Fenomena Paylater dan Pinjol dalam Gaya Hidup Konsumtif Masa Kini
Dulu, pepatah bijak mengajarkan kita untuk bersusah-susah dahulu, bersenang-senang kemudian. Namun kini, di tengah serbuan notifikasi diskon dan iklan cicilan tanpa bunga, semangat itu perlahan terkikis.
“Checkout dulu, bayar belakangan” menjadi mantra baru yang memikat generasi digital.
Fasilitas paylater dan pinjaman online (pinjol) menjamur di berbagai platform, menawarkan solusi instan bagi kebutuhan atau lebih tepatnya, keinginan yang tak selalu mendesak.

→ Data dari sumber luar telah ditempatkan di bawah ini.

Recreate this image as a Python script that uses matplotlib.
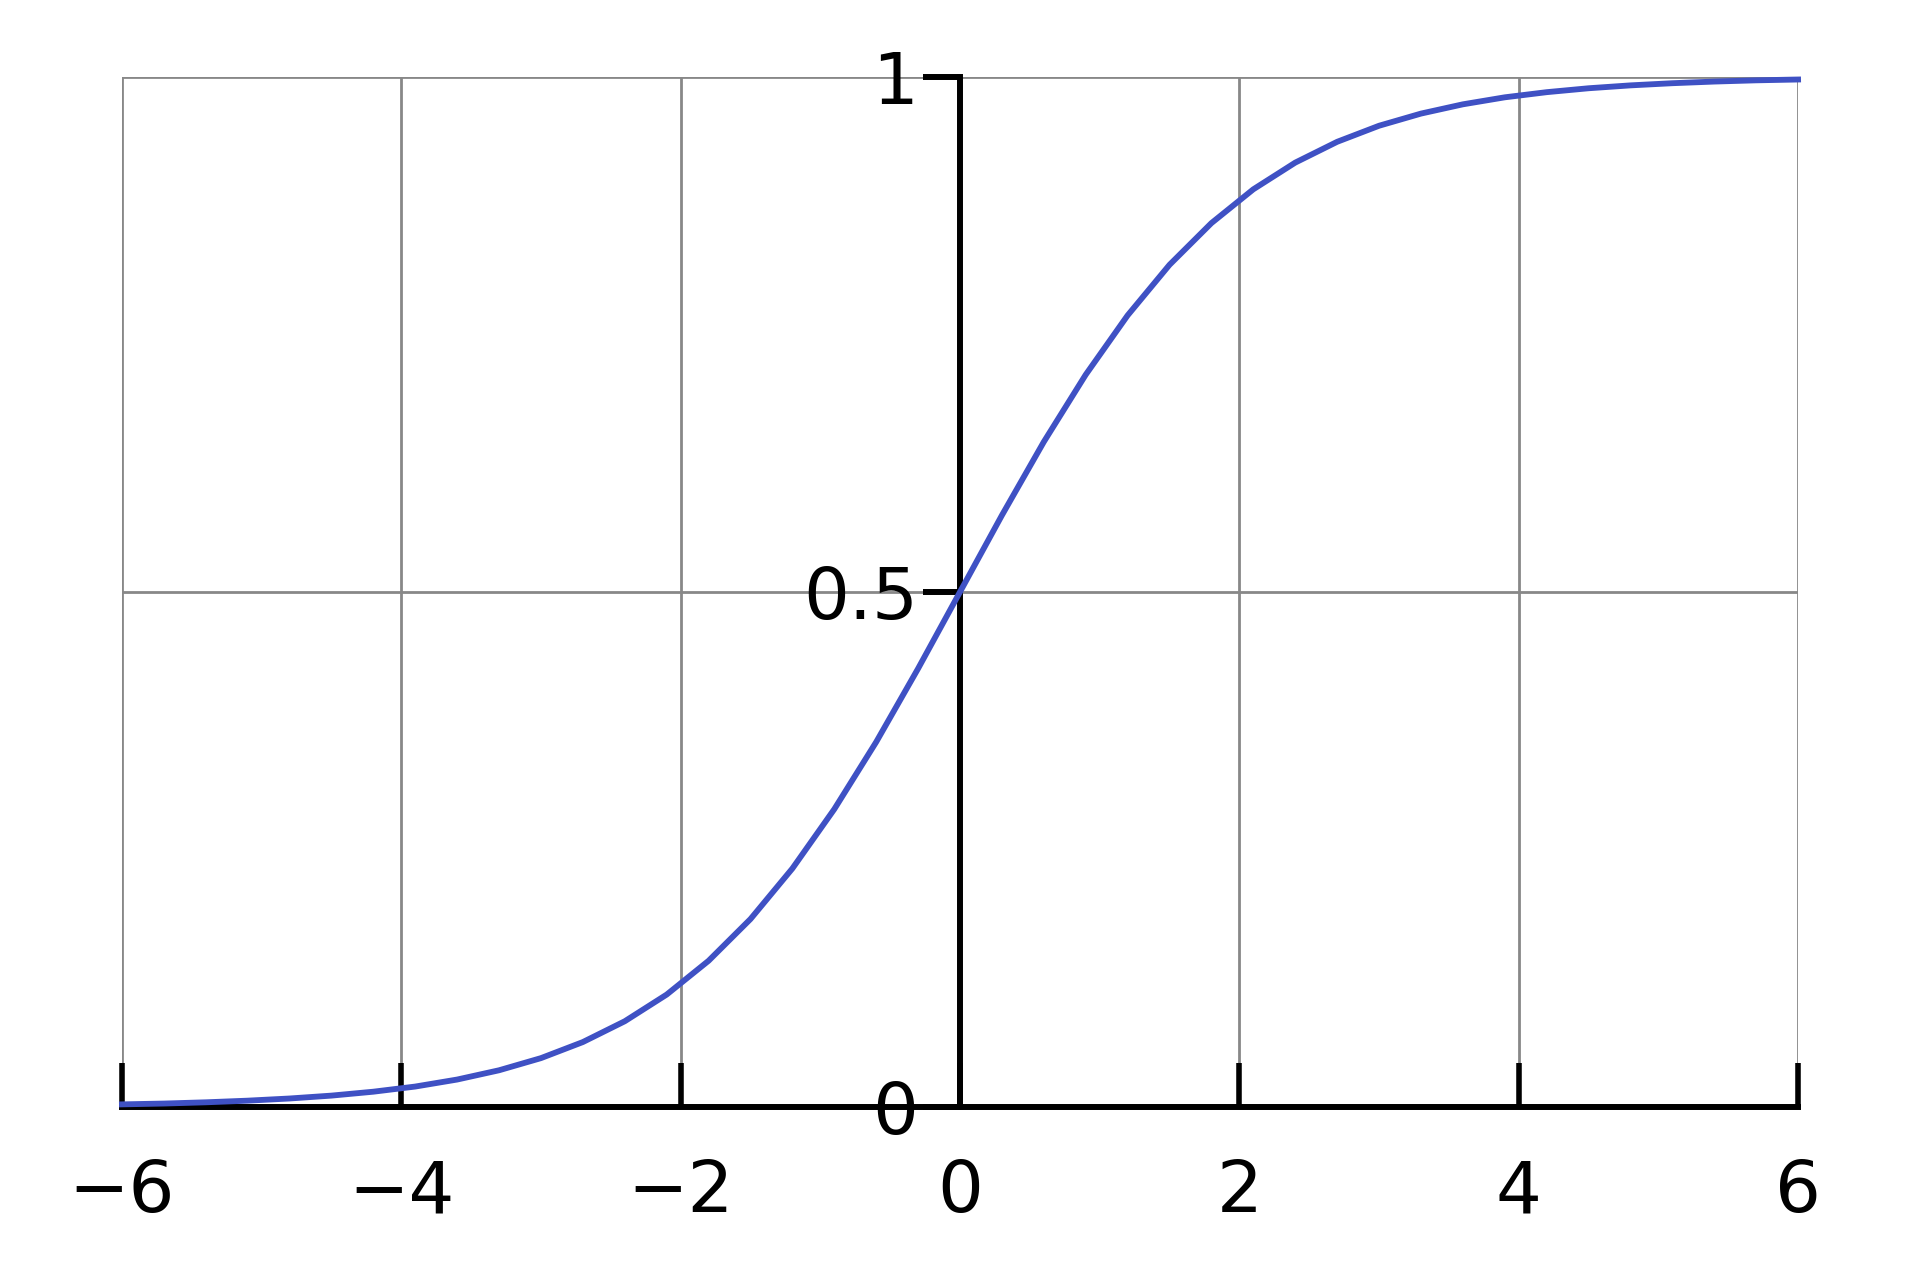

Sayangnya, di balik kemudahan yang menggiurkan itu, terselip jebakan halus yang bisa menjerat siapa saja dalam lilitan utang dan stres berkepanjangan.
Kemudahan yang Menjebak
Konsep paylater sejatinya sederhana: beli sekarang, bayar nanti. Layanan ini diusung oleh berbagai e-commerce, dompet digital, bahkan aplikasi transportasi online.
Prosesnya cepat, tanpa jaminan, dan tanpa ribet. Begitu pula pinjol, yang hanya membutuhkan KTP dan koneksi internet untuk mencairkan dana dalam hitungan menit.
Namun justru karena terlalu mudah, banyak pengguna terjebak dalam keputusan impulsif. Tanpa disadari, akumulasi transaksi kecil bisa menjadi beban besar di akhir bulan.
Belum lagi jika pembayaran telat; denda dan bunga bisa menumpuk dan membuat tagihan membengkak berkali lipat.